The 39th Conference on
Image and Vision Computing New Zealand

4-6 December 2024
Christchurch, New Zealand and Online


Keynotes

Jeffrey Donatelli is a computational staff scientist who leads the Mathematics for Experimental Science Group in the Mathematics Department at Berkeley Lab. He is also the deputy director and math lead of the Center for Advanced Mathematics for Energy Research Applications (CAMERA). He was a DOE Computational Science Graduate Student Fellow from 2009 to 2013 and received his Ph.D. in applied mathematics from UC Berkeley in 2013. His research interests include numerical analysis, computational harmonic analysis, and high-performance computing applied to problems in imaging. His recent work has focused on developing new mathematics and algorithms to solve challenging inverse problems arising from emerging X-ray experiments, including fluctuation X-ray scattering, single-particle diffraction, X-ray nanocrystallography, coherent surface scattering imaging, and more.

Andrew Lensen is a Senior Lecturer (Pūkenga Matua) in Artificial Intelligence (Atamai Horihori) at the School of Engineering and Computer Science and Centre for Data Science and Artificial Intelligence at Te Herenga Waka — the Victoria University of Wellington, New Zealand

Mengjie Zhang is the director of the Te Whiri Kawe – the Centre for Data Science and Artificial Intelligence at the Te Herenga Waka — the Victoria University of Wellington, New Zealand. He also heads the interdisciplinary Research Group of Evolutionary Computation and Machine Learning.

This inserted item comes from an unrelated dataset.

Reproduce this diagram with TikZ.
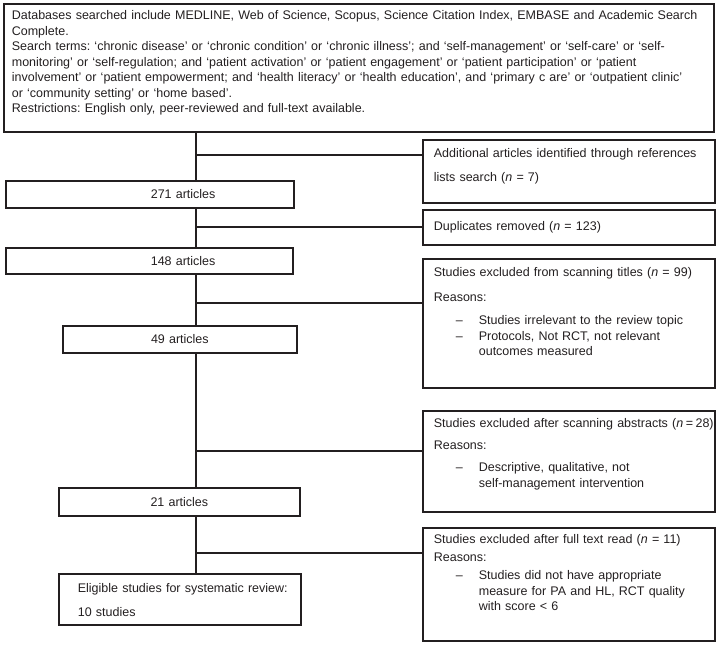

Julian Maclaren is a board of director at the Nelson AI Institute. He spent four years as a scientist in Freiburg, Germany, at one of Europe’s leading MRI research labs and six years in Silicon Valley, mainly at Stanford University. Julian is the inventor of a number of patents relating to computer vision, motion tracking and MRI, many of which have been commercialised.